Elements in short supply

Nature Materials 10, 157 (2011)

In a special issue this month we explore the challenges caused by supply shortages of several important chemical elements.

When we think of scarce natural resources, the availability of oil is the main one that comes to mind. Indeed, this year has seen rising oil prices that recovered from a dip to US$40 per barrel, and for the first time in two years again have exceeded US$100 per barrel. Oil is becoming difficult to produce with rigs being placed at increasingly challenging locations.

However, what has recently become clear is that many other key materials are in danger of becoming unavailable. The key difference is, however, that oil is a molecule that is valuable for the energy stored in it, and not for its carbon and hydrogen atoms. Many of the scarce materials on the other hand are valuable because of the chemical elements they contain.

The group of materials that has been widely in the news are the rare-earth elements, many of whose prices have more than tripled over the past year. As Alexander King, director of the Ames Laboratory in Iowa, US, says in his Interview1, prices will continue to rise. China, who mines 97% of the global rare-earth metal supply, now requires a significant amount of these elements for its own domestic production. At the same time global demand is also set to rise, making price hikes inevitable.

A good example of this problem is that of the rare-earths neodymium and dysprosium. Some of the most powerful yet small and lightweight permanent magnets are made of neodymium iron boron, mixed with small quantities of dysprosium to enhance their operation temperature. These magnets are used in computer hard drives, in the electro motors of the increasingly popular hybrid and electric cars, as well as in wind turbines.

The problem with these rare earths is not so much that these elements are scarce, but that the cheap prices of the ores coming out of China has squeezed any competition out of the market. The inevitably rising commodity prices will counter this trend, and other mines outside China are in the process of being started again. However, until these are operational prices will continue to rise, possibly quite dramatically.

Unfortunately, rare earths are not the only scarce chemical elements that are of concern2. Tellurium, which is used in solar cells, is mined along with the commercially far more attractive copper. As King also points out in his Interview, at present it is not commercially attractive to produce small quantities of tellurium in favour of the much larger copper market, in particular as copper prices have also risen by more than 50% last year. Unless of course tellurium prices follow that trend and adjust accordingly.

There are two reasons for chemical elements to become scarce. Some, like tellurium, are simply not that abundant anywhere in the Earth's crust, whereas others are found in only a few places, which might create political issues for their supply. China's dominance on rare earths falls into that category, or Bolivia's and Chile's vast resources of lithium, which is used for rechargeable batteries. And the known global reserves of niobium, which is abundant and used for steels and other alloys, are almost entirely located in Brazil.

What are the lessons from these projected shortages? Certainly that we need to be more proactive. One of the first countries to realize such upcoming shortages of elements was Japan — a country without such natural resources and therefore highly dependent on their availability. In his Commentary, Eiichi Nakamura from the Chemistry Department at the University of Tokyo describes some of Japan's initiatives to combat the scarcity of resources2.

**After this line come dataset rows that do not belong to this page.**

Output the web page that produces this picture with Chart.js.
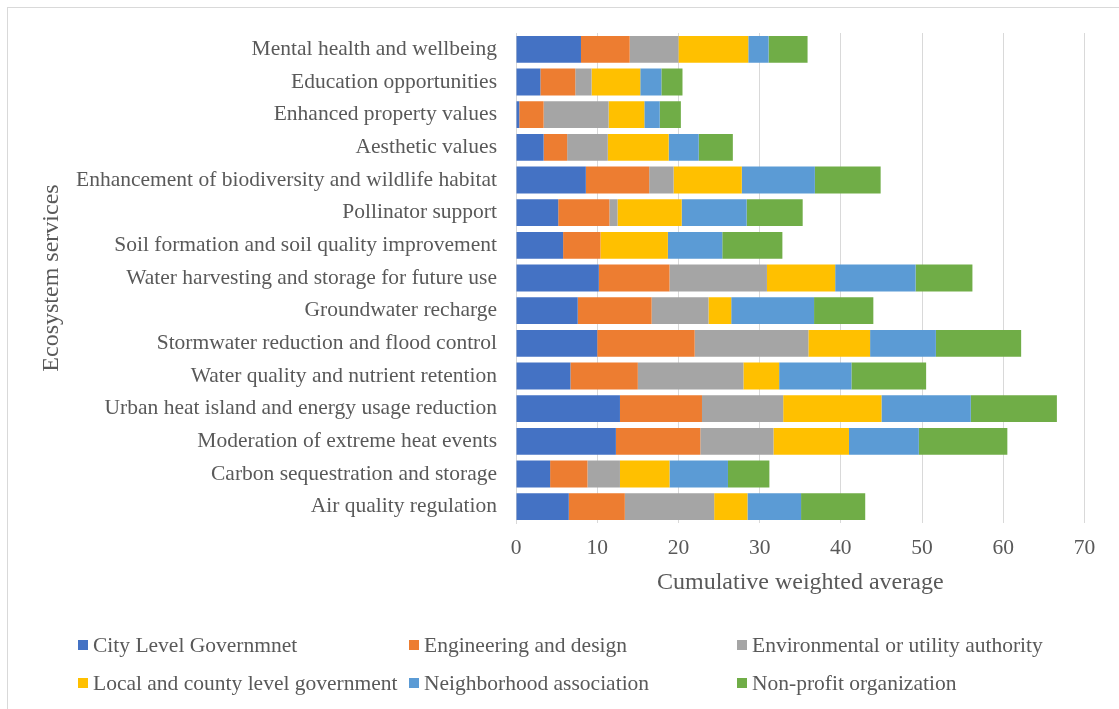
<!DOCTYPE html>
<html>
<head>
<meta charset="utf-8">
<script src="https://cdn.jsdelivr.net/npm/chart.js@4/dist/chart.umd.min.js"></script>
<style>
    html, body { margin: 0; padding: 0; background: #fff; overflow: hidden; }
    #wrap { position: relative; width: 1119px; height: 709px; }
    #frame { position: absolute; left: 7px; top: 7px; width: 1200px; height: 800px; border: 1px solid #d9d9d9; box-sizing: border-box; }
    #serviceChart { position: absolute; left: 0; top: 0; }
    .legend-item { position: absolute; font-family: "Liberation Serif", "Times New Roman", serif; font-size: 21.5px; color: #595959; white-space: nowrap; line-height: 24px; }
    .legend-item span { position: absolute; left: 0; top: 7px; width: 10px; height: 10px; }
    .legend-item b { font-weight: normal; position: absolute; left: 15px; top: 0; }
</style>
</head>
<body>
<div id="wrap">
    <div id="frame"></div>
    <canvas id="serviceChart" width="1119" height="709"></canvas>
    <div id="legend"></div>
</div>
<script>
const services = [
    "Mental health and wellbeing",
    "Education opportunities",
    "Enhanced property values",
    "Aesthetic values",
    "Enhancement of biodiversity and wildlife habitat",
    "Pollinator support",
    "Soil formation and soil quality improvement",
    "Water harvesting and storage for future use",
    "Groundwater recharge",
    "Stormwater reduction and flood control",
    "Water quality and nutrient retention",
    "Urban heat island and energy usage reduction",
    "Moderation of extreme heat events",
    "Carbon sequestration and storage",
    "Air quality regulation"
];

const seriesNames = [
    "City Level Governmnet",
    "Engineering and design",
    "Environmental or utility authority",
    "Local and county level government",
    "Neighborhood association",
    "Non-profit organization"
];

const cityLevel     = [8.0, 3.0, 0.4, 3.4, 8.6, 5.2, 5.8, 10.2, 7.6, 10.0, 6.7, 12.8, 12.3, 4.2, 6.5];
const engineering   = [6.0, 4.3, 3.0, 2.9, 7.8, 6.3, 4.6, 8.7, 9.1, 12.0, 8.3, 10.1, 10.4, 4.6, 6.9];
const environmental = [6.0, 2.0, 8.0, 5.0, 3.0, 1.0, 0.0, 12.0, 7.0, 14.0, 13.0, 10.0, 9.0, 4.0, 11.0];
const localCounty   = [8.6, 6.0, 4.4, 7.5, 8.4, 7.9, 8.3, 8.4, 2.8, 7.6, 4.4, 12.1, 9.3, 6.1, 4.1];
const neighborhood  = [2.5, 2.6, 1.9, 3.7, 9.0, 8.0, 6.7, 9.9, 10.2, 8.1, 8.9, 11.0, 8.6, 7.2, 6.6];
const nonProfit     = [4.8, 2.6, 2.6, 4.2, 8.1, 6.9, 7.4, 7.0, 7.3, 10.5, 9.2, 10.6, 10.9, 5.1, 7.9];

const xTicks = [0, 10, 20, 30, 40, 50, 60, 70];

const colors = ['#4472C4', '#ED7D31', '#A5A5A5', '#FFC000', '#5B9BD5', '#70AD47'];
const seriesValues = [cityLevel, engineering, environmental, localCounty, neighborhood, nonProfit];

const textColor = '#595959';
const serif = '"Liberation Serif", "Times New Roman", serif';

const datasets = seriesNames.map((name, i) => ({
    label: name,
    data: seriesValues[i],
    backgroundColor: colors[i],
    borderWidth: 0,
    categoryPercentage: 1,
    barPercentage: 0.82
}));

const chart = new Chart(document.getElementById('serviceChart'), {
    type: 'bar',
    data: { labels: services, datasets: datasets },
    options: {
        indexAxis: 'y',
        responsive: false,
        animation: false,
        layout: { padding: { left: 0, top: 33, right: 34.5, bottom: 111.6 } },
        plugins: {
            legend: { display: false },
            tooltip: { enabled: false }
        },
        scales: {
            x: {
                stacked: true,
                min: 0,
                max: 70,
                afterBuildTicks: (scale) => {
                    scale.ticks = xTicks.map(v => ({ value: v }));
                },
                afterFit: (scale) => { scale.height = 74.4; },
                grid: { color: '#d9d9d9', drawTicks: false },
                border: { display: false },
                ticks: { color: textColor, padding: 12.4, font: { family: serif, size: 21.5 } },
                title: {
                    display: true,
                    text: 'Cumulative weighted average',
                    color: textColor,
                    padding: { top: 0, bottom: 0 },
                    font: { family: serif, size: 24, lineHeight: 1.2 }
                }
            },
            y: {
                stacked: true,
                afterFit: (scale) => { scale.width = 516; },
                grid: { display: false, drawTicks: false },
                border: { display: true, color: '#d9d9d9' },
                ticks: { color: textColor, padding: 19, autoSkip: false, font: { family: serif, size: 21.5 } },
                title: {
                    display: true,
                    text: 'Ecosystem services',
                    color: textColor,
                    padding: { top: 37.6, bottom: 0 },
                    font: { family: serif, size: 24, lineHeight: 1.2 }
                }
            }
        }
    }
});

// legend laid out in three columns, two rows
const legendCols = [78, 409, 737];
const legendRows = [633, 671];
const legendBox = document.getElementById('legend');
seriesNames.forEach((name, i) => {
    const item = document.createElement('div');
    item.className = 'legend-item';
    item.style.left = legendCols[i % 3] + 'px';
    item.style.top = legendRows[Math.floor(i / 3)] + 'px';
    item.innerHTML = '<span style="background:' + colors[i] + '"></span><b>' + name + '</b>';
    legendBox.appendChild(item);
});
</script>
</body>
</html>
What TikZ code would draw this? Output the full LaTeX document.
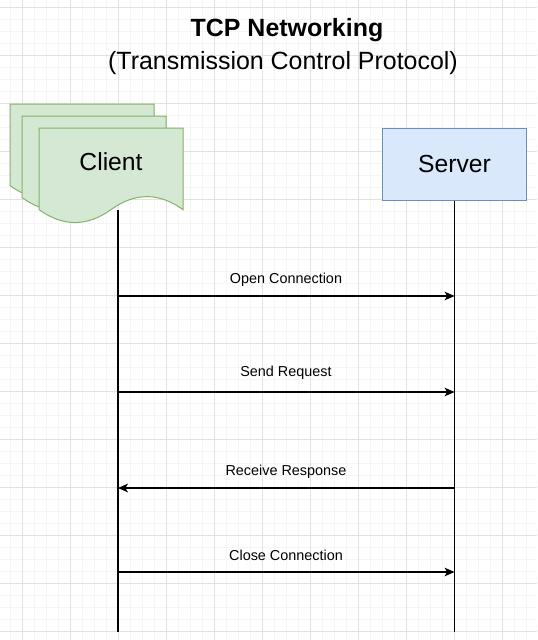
\documentclass[tikz,border=0pt]{standalone}
\usepackage{fontspec}
\setmainfont{Liberation Sans}
\usepackage{xcolor}
\usetikzlibrary{calc}
\usetikzlibrary{positioning}
\usetikzlibrary{arrows.meta}

\definecolor{clientfill}{HTML}{D5E8D4}
\definecolor{clientline}{HTML}{82B366}
\definecolor{serverfill}{HTML}{DAE8FC}
\definecolor{serverline}{HTML}{6C8EBF}
\definecolor{gridminor}{HTML}{F5F5F5}
\definecolor{gridmajor}{HTML}{E2E2E2}

\tikzset{
  msg/.style={line width=0.8pt,-{Stealth[length=7.5pt,width=6.5pt,inset=2pt]}},
  lifeline/.style={line width=0.8pt},
  msglabel/.style={font=\fontsize{10.8}{13}\selectfont,inner sep=0pt},
  serverbox/.style={draw=serverline,fill=serverfill,line width=0.75pt,
    minimum width=108pt,minimum height=54pt,inner sep=0pt,
    font=\fontsize{18.5}{22}\selectfont}
}

\begin{document}
\begin{tikzpicture}[x=0.75pt,y=-0.75pt]
  \useasboundingbox (0,0) rectangle (537,640);
  \fill [white] (0,0) rectangle (537,640);

  % grid
  \foreach \x in {10,22,...,538}
  \draw [gridminor,line width=0.75pt] (\x,0) -- (\x,640);
  \foreach \y in {7,19,...,631}
  \draw [gridminor,line width=0.75pt] (0,\y) -- (537,\y);
  \foreach \x in {22,70,...,502}
  \draw [gridmajor,line width=0.75pt] (\x,0) -- (\x,640);
  \foreach \y in {7,55,...,631}
  \draw [gridmajor,line width=0.75pt] (0,\y) -- (537,\y);

  % title
  \node [font=\fontsize{18.7}{22}\selectfont\bfseries] (title) at (287,30) {TCP Networking};
  \node [font=\fontsize{18.7}{22}\selectfont] (subtitle) at (283,63) {(Transmission Control Protocol)};

  % client: stacked documents
  \foreach \x/\y in {10/104,22/116,39/128}
  \draw [draw=clientline,fill=clientfill,line width=0.75pt] (\x,\y) -- (\x+144,\y) --
  (\x+144,\y+81.6) .. controls (\x+120,\y+64.32) and (\x+96,\y+64.32) .. (\x+72,\y+81.6)
  .. controls (\x+48,\y+98.88) and (\x+24,\y+98.88) .. (\x,\y+81.6) -- cycle;
  \node [font=\fontsize{18.5}{22}\selectfont] (client) at (111,162) {Client};

  \node [serverbox] (server) at (454.5,164) {Server};

  % lifelines
  \coordinate (clientTop) at (118,210);
  \coordinate (clientEnd) at (118,632);
  \coordinate (serverEnd) at (454.5,632);
  \draw [lifeline] (clientTop) -- (clientEnd);
  \draw [lifeline] (server.south) -- (serverEnd);

  \foreach \y/\ly/\txt [count=\i] in {296/279.5/Open Connection,392/372.5/Send Request,
    488/471.5/Receive Response,572/555.5/Close Connection} {
  \coordinate (c\i) at (118,\y);
  \coordinate (s\i) at (454.5,\y);
  \node [msglabel] (lab\i) at (286,\ly) {\txt};
}
  \draw [msg] (c1) -- (s1);
  \draw [msg] (c2) -- (s2);
  \draw [msg] (s3) -- (c3);
  \draw [msg] (c4) -- (s4);

\end{tikzpicture}
\end{document}
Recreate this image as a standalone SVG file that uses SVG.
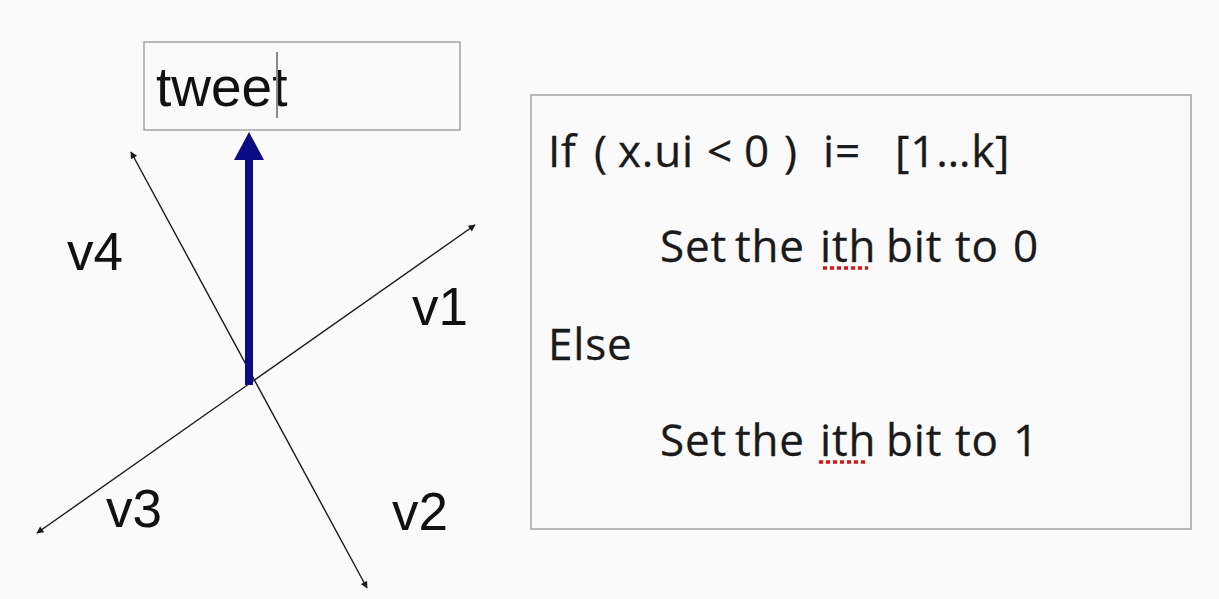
<svg xmlns="http://www.w3.org/2000/svg" width="1219" height="599" viewBox="0 0 1219 599">
<style>
.box{fill:none;stroke:#a8a8a8;stroke-width:1.6}
.axis{stroke:#1a1a1a;stroke-width:1.4;fill:none;marker-start:url(#ah);marker-end:url(#ah)}
.lbl{font-family:"Liberation Sans",Arial,sans-serif;font-size:53px;fill:#111}
.code{font-family:"Open Sans","DejaVu Sans",sans-serif;font-size:44px;letter-spacing:0.8px;fill:#1a1a1a;stroke:#1a1a1a;stroke-width:0.3}
.spell{stroke:#e01010;stroke-width:3.5;stroke-dasharray:4 3}
</style>
<defs>
<marker id="ah" viewBox="0 0 10 10" refX="9" refY="5" markerWidth="8" markerHeight="7" markerUnits="userSpaceOnUse" orient="auto-start-reverse">
<path d="M0,0 L10,5 L0,10 z" fill="#1a1a1a"/>
</marker>
</defs>
<rect x="0" y="0" width="1219" height="599" fill="#fafafa"/>
<g id="connectors">
<line class="axis" x1="37" y1="533" x2="475" y2="225"/>
<line class="axis" x1="131" y1="152" x2="367" y2="588"/>
<g id="tweet-vector">
<rect x="245" y="158" width="8" height="227" fill="#0b0b85"/>
<path d="M249,132 L264,160 L234,160 z" fill="#0b0b85"/>
</g>
</g>
<g id="tweet">
<rect class="box" x="144" y="42" width="316" height="88"/>
<text class="lbl" x="156" y="106" style="font-size:55px">tweet</text>
<line x1="277" y1="52" x2="277" y2="118" stroke="#8a8a8a" stroke-width="2"/>
</g>
<g id="v1"><text class="lbl" x="412" y="325">v1</text></g>
<g id="v2"><text class="lbl" x="392" y="530">v2</text></g>
<g id="v3"><text class="lbl" x="106" y="527">v3</text></g>
<g id="v4"><text class="lbl" x="67" y="270">v4</text></g>
<g id="rule">
<rect class="box" x="531" y="95" width="660" height="434"/>
<text class="code" y="167"><tspan x="548">If</tspan><tspan x="594">(</tspan><tspan x="618">x.ui</tspan><tspan x="707">&lt;</tspan><tspan x="744">0</tspan><tspan x="784">)</tspan><tspan x="823">i=</tspan><tspan x="895">[1…k]</tspan></text>
<text class="code" y="262"><tspan x="660">Set</tspan><tspan x="735">the</tspan><tspan x="820">ith</tspan><tspan x="886">bit</tspan><tspan x="955">to</tspan><tspan x="1013">0</tspan></text>
<line class="spell" x1="823" y1="268" x2="868" y2="268"/>
<text class="code" y="360"><tspan x="548">Else</tspan></text>
<text class="code" y="456"><tspan x="660">Set</tspan><tspan x="735">the</tspan><tspan x="820">ith</tspan><tspan x="886">bit</tspan><tspan x="955">to</tspan><tspan x="1013">1</tspan></text>
<line class="spell" x1="819" y1="462" x2="868" y2="462"/>
</g>
</svg>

We need to recognize that this is an issue that affects a broad range of technologies. The rare earths alone are important in areas that span from clean energy to lasers and telecommunications, where erbium is a key element for optical fibre technology.

Once critical areas are identified, we need to manage our resources better. In some instances it could simply mean to intensify mining. For scarce elements it may also mean to better manage their consumption. Crucial is to reuse and recycle where possible. The use of rare earths in electronic gadgets has risen so much that their concentration in computers is actually higher than that in mines. It pays to recycle.

Eventually, market forces will of course even out such imbalances in supply and demand. However, in the short-term price hikes and supply problems can lead to considerable distortions of these markets. In the long-term, we need to be more aware of the issue and be more careful in the managing of our natural resources.

And this is not only for the benefit of securing technological progress. The supply of phosphorus, which as an element is actually not very rare, comes entirely from mining, with large reserves in the Middle East and in China. Phosphorus is not only important for example for detergents, but also as a fertilizer for plants. And although at present there is no fundamental shortage of phosphorus, with the continuing growth of the human population and the advance of biofuels resources might quickly be running out. With our own bodies being crucially dependent on phosphorus it is to be hoped that by then we are better equipped in managing shortages of chemical elements.

  1. Nature Mater. 10, 162163 (2011).
  2. http://minerals.usgs.gov/minerals/pubs/commodity/
  3. Nakamura, E. Nature Mater. 10, 158161 (2011).